### TASK OBJECTIVE
Your job is to retype all of the data word for word, leaving every image out.

### INFORMATION SHOWN
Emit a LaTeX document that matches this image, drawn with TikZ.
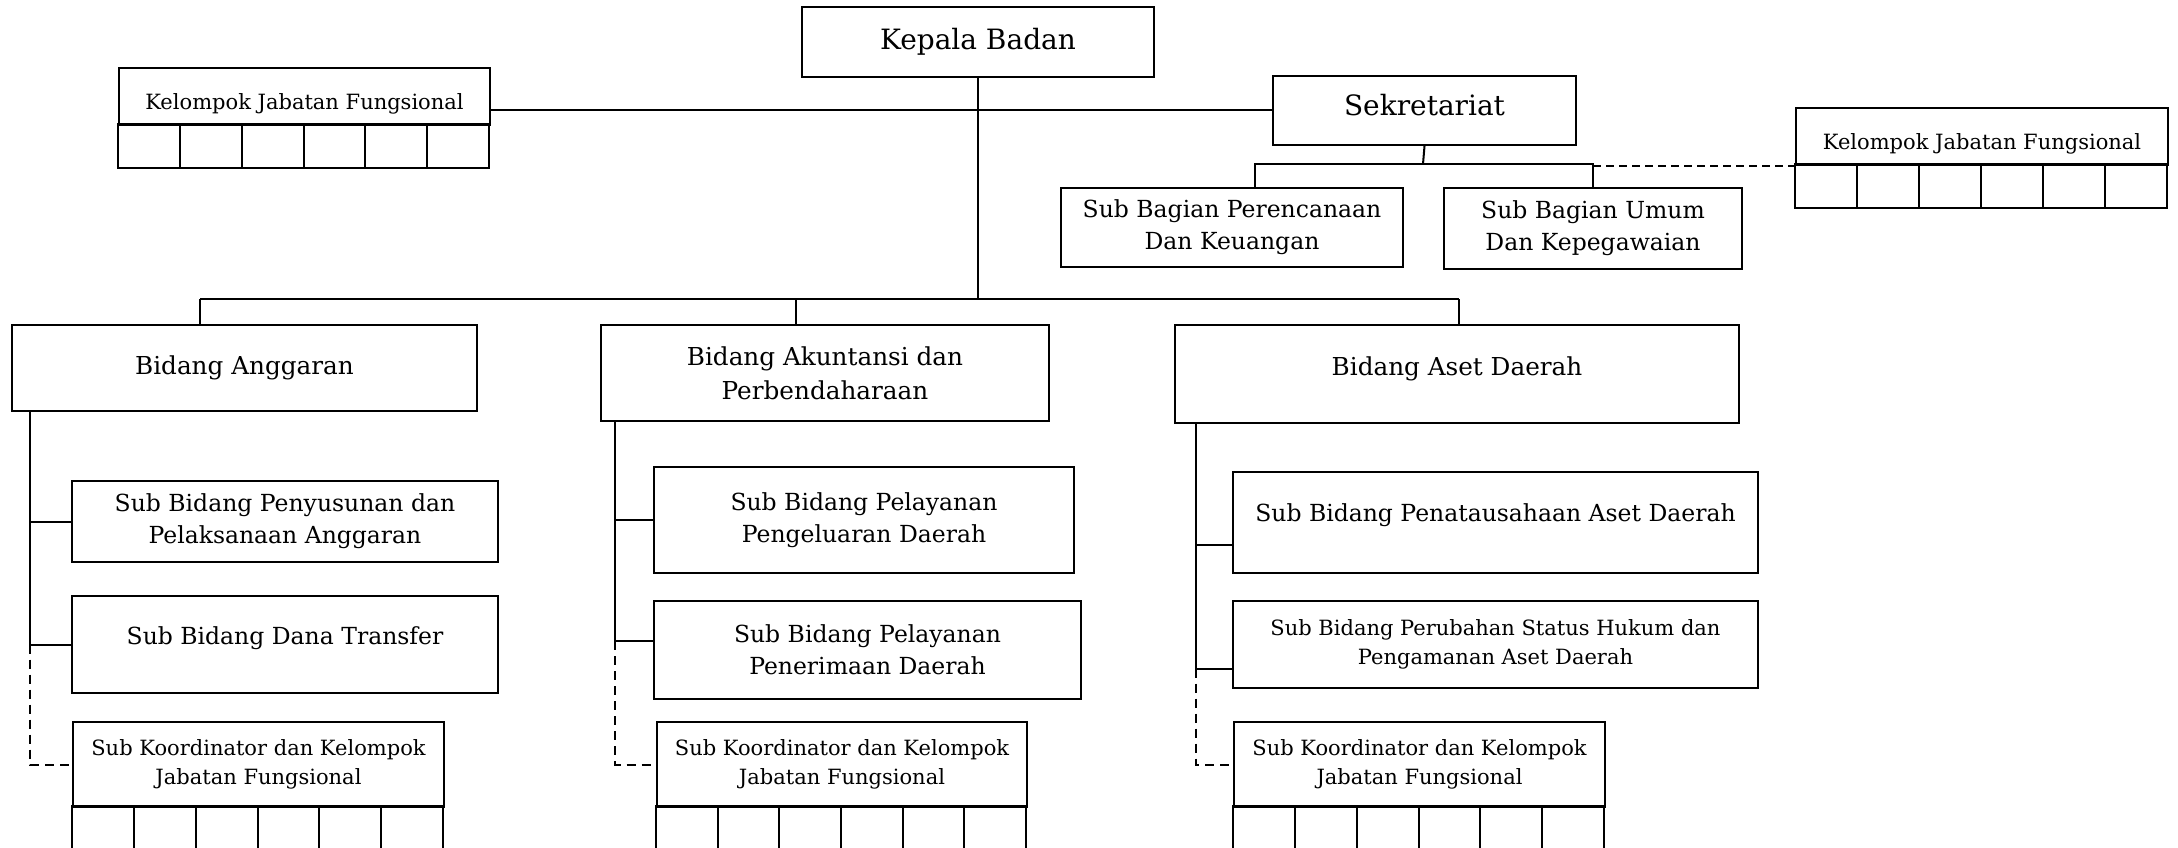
\documentclass[tikz,border=0pt]{standalone}
\usepackage{fontspec}
\setmainfont{DejaVu Serif}
\usetikzlibrary{calc}
\newcommand\fsz[1]{\fontsize{#1}{\fpeval{1.36*#1}}\selectfont}
\newcommand\shifttxt[2]{\raisebox{#1}[\height][\depth]{#2}}
\newcommand\cellrow[4]{\foreach \i in {0,...,5}{\draw[cellline] ({#1+\i*#3/6},#2) rectangle ({#1+(\i+1)*#3/6},{#2+#4});}}
\begin{document}
\begin{tikzpicture}[x=1pt,y=-1pt,
  box/.style={draw, line width=2pt, rectangle, anchor=north west, inner sep=0pt, align=center},
  cellline/.style={line width=2pt},
  conn/.style={line width=2pt},
  dconn/.style={line width=2pt, dash pattern=on 9pt off 6pt},
  big/.style={font=\fsz{28}},
  mid/.style={font=\fsz{23.5}},
  bid/.style={font=\fsz{24.7}},
  small/.style={font=\fsz{21}},
]
\clip (0,0) rectangle (2178,848);
\fill[white] (0,0) rectangle (2178,848);

% top level
\node[box, big, minimum width=352pt, minimum height=70pt] (kepala) at (801,6) {Kepala Badan};
\node[box, small, minimum width=371pt, minimum height=57pt] (kjfL) at (118,67) {\shifttxt{-7pt}{Kelompok Jabatan Fungsional}};
\cellrow{118}{124}{371}{44}
\node[box, big, minimum width=303pt, minimum height=69pt] (sek) at (1272,75) {\shifttxt{5pt}{Sekretariat}};
\node[box, mid, minimum width=342pt, minimum height=79pt] (sbP) at (1060,187) {Sub Bagian Perencanaan\\Dan Keuangan};
\node[box, mid, minimum width=298pt, minimum height=81pt] (sbU) at (1443,187) {Sub Bagian Umum\\Dan Kepegawaian};
\node[box, small, minimum width=372pt, minimum height=57pt] (kjfR) at (1795,107) {\shifttxt{-7pt}{Kelompok Jabatan Fungsional}};
\cellrow{1795}{164}{372}{44}

% bidang
\node[box, bid, minimum width=465pt, minimum height=86pt] (bA) at (11,324) {Bidang Anggaran};
\node[box, bid, minimum width=448pt, minimum height=96pt] (bK) at (600,324) {Bidang Akuntansi dan\\Perbendaharaan};
\node[box, bid, minimum width=564pt, minimum height=98pt] (bD) at (1174,324) {\shifttxt{5pt}{Bidang Aset Daerah}};

% sub bidang anggaran
\node[box, mid, minimum width=426pt, minimum height=81pt] (sA1) at (71,480) {Sub Bidang Penyusunan dan\\Pelaksanaan Anggaran};
\node[box, mid, minimum width=426pt, minimum height=97pt] (sA2) at (71,595) {\shifttxt{6pt}{Sub Bidang Dana Transfer}};
\node[box, small, minimum width=371pt, minimum height=85pt] (kA) at (72,721) {Sub Koordinator dan Kelompok\\Jabatan Fungsional};
\cellrow{72}{806}{371}{70}

% sub bidang akuntansi
\node[box, mid, minimum width=420pt, minimum height=106pt] (sK1) at (653,466) {Sub Bidang Pelayanan\\Pengeluaran Daerah};
\node[box, mid, minimum width=427pt, minimum height=98pt] (sK2) at (653,600) {Sub Bidang Pelayanan\\Penerimaan Daerah};
\node[box, small, minimum width=370pt, minimum height=85pt] (kK) at (656,721) {Sub Koordinator dan Kelompok\\Jabatan Fungsional};
\cellrow{656}{806}{370}{70}

% sub bidang aset
\node[box, mid, minimum width=525pt, minimum height=101pt] (sD1) at (1232,471) {\shifttxt{7pt}{Sub Bidang Penatausahaan Aset Daerah}};
\node[box, small, minimum width=525pt, minimum height=87pt] (sD2) at (1232,600) {Sub Bidang Perubahan Status Hukum dan\\Pengamanan Aset Daerah};
\node[box, small, minimum width=371pt, minimum height=85pt] (kD) at (1233,721) {Sub Koordinator dan Kelompok\\Jabatan Fungsional};
\cellrow{1233}{806}{371}{70}

% coordinates
\coordinate (busA) at (200,299);
\coordinate (busK) at (796,299);
\coordinate (busD) at (1459,299);
\coordinate (spA) at (30,0);
\coordinate (spK) at (615,0);
\coordinate (spD) at (1196,0);
\coordinate (sekBus) at (1423,164);

% top connectors
\draw[conn] (kepala.south) -- (kepala.south |- busA);
\draw[conn] (kjfL.east |- sek.west) -- (sek.west);
\draw[conn] (busA) -- (busD);
\draw[conn] (busA) -- (busA |- bA.north);
\draw[conn] (busK) -- (busK |- bK.north);
\draw[conn] (busD) -- (busD |- bD.north);

% sekretariat
\draw[conn] (sek.south) -- (sekBus);
\draw[conn] ($(sbP.north)+(23,0)$) |- (sbU.north |- sekBus) -- (sbU.north);
\draw[line width=2pt, dash pattern=on 8pt off 5pt] (sbU.north |- kjfR.south west) -- (kjfR.south west);

% anggaran spine
\draw[conn] (spA |- bA.south) -- (spA |- sA2.west) -- (sA2.west);
\draw[conn] (spA |- sA1.west) -- (sA1.west);
\draw[dconn] (spA |- sA2.west) -- (spA |- kA.west) -- (kA.west);

% akuntansi spine
\draw[conn] (spK |- bK.south) -- ($(spK |- sK2.west)+(0,-9)$) -- ($(sK2.west)+(0,-9)$);
\draw[conn] (spK |- sK1.west) -- (sK1.west);
\draw[dconn] ($(spK |- sK2.west)+(0,-9)$) -- (spK |- kK.west) -- (kK.west);

% aset spine
\draw[conn] (spD |- bD.south) -- ($(spD |- sD2.west)+(0,24)$) -- ($(sD2.west)+(0,24)$);
\draw[conn] ($(spD |- sD1.west)+(0,22)$) -- ($(sD1.west)+(0,22)$);
\draw[dconn] ($(spD |- sD2.west)+(0,24)$) -- (spD |- kD.west) -- (kD.west);
\end{tikzpicture}
\end{document}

### WRITTEN ANSWER
Emit a LaTeX document that matches this image, drawn with TikZ.
\documentclass[tikz,border=0pt]{standalone}
\usepackage{fontspec}
\setmainfont{DejaVu Serif}
\usetikzlibrary{calc}
\newcommand\fsz[1]{\fontsize{#1}{\fpeval{1.36*#1}}\selectfont}
\newcommand\shifttxt[2]{\raisebox{#1}[\height][\depth]{#2}}
\newcommand\cellrow[4]{\foreach \i in {0,...,5}{\draw[cellline] ({#1+\i*#3/6},#2) rectangle ({#1+(\i+1)*#3/6},{#2+#4});}}
\begin{document}
\begin{tikzpicture}[x=1pt,y=-1pt,
  box/.style={draw, line width=2pt, rectangle, anchor=north west, inner sep=0pt, align=center},
  cellline/.style={line width=2pt},
  conn/.style={line width=2pt},
  dconn/.style={line width=2pt, dash pattern=on 9pt off 6pt},
  big/.style={font=\fsz{28}},
  mid/.style={font=\fsz{23.5}},
  bid/.style={font=\fsz{24.7}},
  small/.style={font=\fsz{21}},
]
\clip (0,0) rectangle (2178,848);
\fill[white] (0,0) rectangle (2178,848);

% top level
\node[box, big, minimum width=352pt, minimum height=70pt] (kepala) at (801,6) {Kepala Badan};
\node[box, small, minimum width=371pt, minimum height=57pt] (kjfL) at (118,67) {\shifttxt{-7pt}{Kelompok Jabatan Fungsional}};
\cellrow{118}{124}{371}{44}
\node[box, big, minimum width=303pt, minimum height=69pt] (sek) at (1272,75) {\shifttxt{5pt}{Sekretariat}};
\node[box, mid, minimum width=342pt, minimum height=79pt] (sbP) at (1060,187) {Sub Bagian Perencanaan\\Dan Keuangan};
\node[box, mid, minimum width=298pt, minimum height=81pt] (sbU) at (1443,187) {Sub Bagian Umum\\Dan Kepegawaian};
\node[box, small, minimum width=372pt, minimum height=57pt] (kjfR) at (1795,107) {\shifttxt{-7pt}{Kelompok Jabatan Fungsional}};
\cellrow{1795}{164}{372}{44}

% bidang
\node[box, bid, minimum width=465pt, minimum height=86pt] (bA) at (11,324) {Bidang Anggaran};
\node[box, bid, minimum width=448pt, minimum height=96pt] (bK) at (600,324) {Bidang Akuntansi dan\\Perbendaharaan};
\node[box, bid, minimum width=564pt, minimum height=98pt] (bD) at (1174,324) {\shifttxt{5pt}{Bidang Aset Daerah}};

% sub bidang anggaran
\node[box, mid, minimum width=426pt, minimum height=81pt] (sA1) at (71,480) {Sub Bidang Penyusunan dan\\Pelaksanaan Anggaran};
\node[box, mid, minimum width=426pt, minimum height=97pt] (sA2) at (71,595) {\shifttxt{6pt}{Sub Bidang Dana Transfer}};
\node[box, small, minimum width=371pt, minimum height=85pt] (kA) at (72,721) {Sub Koordinator dan Kelompok\\Jabatan Fungsional};
\cellrow{72}{806}{371}{70}

% sub bidang akuntansi
\node[box, mid, minimum width=420pt, minimum height=106pt] (sK1) at (653,466) {Sub Bidang Pelayanan\\Pengeluaran Daerah};
\node[box, mid, minimum width=427pt, minimum height=98pt] (sK2) at (653,600) {Sub Bidang Pelayanan\\Penerimaan Daerah};
\node[box, small, minimum width=370pt, minimum height=85pt] (kK) at (656,721) {Sub Koordinator dan Kelompok\\Jabatan Fungsional};
\cellrow{656}{806}{370}{70}

% sub bidang aset
\node[box, mid, minimum width=525pt, minimum height=101pt] (sD1) at (1232,471) {\shifttxt{7pt}{Sub Bidang Penatausahaan Aset Daerah}};
\node[box, small, minimum width=525pt, minimum height=87pt] (sD2) at (1232,600) {Sub Bidang Perubahan Status Hukum dan\\Pengamanan Aset Daerah};
\node[box, small, minimum width=371pt, minimum height=85pt] (kD) at (1233,721) {Sub Koordinator dan Kelompok\\Jabatan Fungsional};
\cellrow{1233}{806}{371}{70}

% coordinates
\coordinate (busA) at (200,299);
\coordinate (busK) at (796,299);
\coordinate (busD) at (1459,299);
\coordinate (spA) at (30,0);
\coordinate (spK) at (615,0);
\coordinate (spD) at (1196,0);
\coordinate (sekBus) at (1423,164);

% top connectors
\draw[conn] (kepala.south) -- (kepala.south |- busA);
\draw[conn] (kjfL.east |- sek.west) -- (sek.west);
\draw[conn] (busA) -- (busD);
\draw[conn] (busA) -- (busA |- bA.north);
\draw[conn] (busK) -- (busK |- bK.north);
\draw[conn] (busD) -- (busD |- bD.north);

% sekretariat
\draw[conn] (sek.south) -- (sekBus);
\draw[conn] ($(sbP.north)+(23,0)$) |- (sbU.north |- sekBus) -- (sbU.north);
\draw[line width=2pt, dash pattern=on 8pt off 5pt] (sbU.north |- kjfR.south west) -- (kjfR.south west);

% anggaran spine
\draw[conn] (spA |- bA.south) -- (spA |- sA2.west) -- (sA2.west);
\draw[conn] (spA |- sA1.west) -- (sA1.west);
\draw[dconn] (spA |- sA2.west) -- (spA |- kA.west) -- (kA.west);

% akuntansi spine
\draw[conn] (spK |- bK.south) -- ($(spK |- sK2.west)+(0,-9)$) -- ($(sK2.west)+(0,-9)$);
\draw[conn] (spK |- sK1.west) -- (sK1.west);
\draw[dconn] ($(spK |- sK2.west)+(0,-9)$) -- (spK |- kK.west) -- (kK.west);

% aset spine
\draw[conn] (spD |- bD.south) -- ($(spD |- sD2.west)+(0,24)$) -- ($(sD2.west)+(0,24)$);
\draw[conn] ($(spD |- sD1.west)+(0,22)$) -- ($(sD1.west)+(0,22)$);
\draw[dconn] ($(spD |- sD2.west)+(0,24)$) -- (spD |- kD.west) -- (kD.west);
\end{tikzpicture}
\end{document}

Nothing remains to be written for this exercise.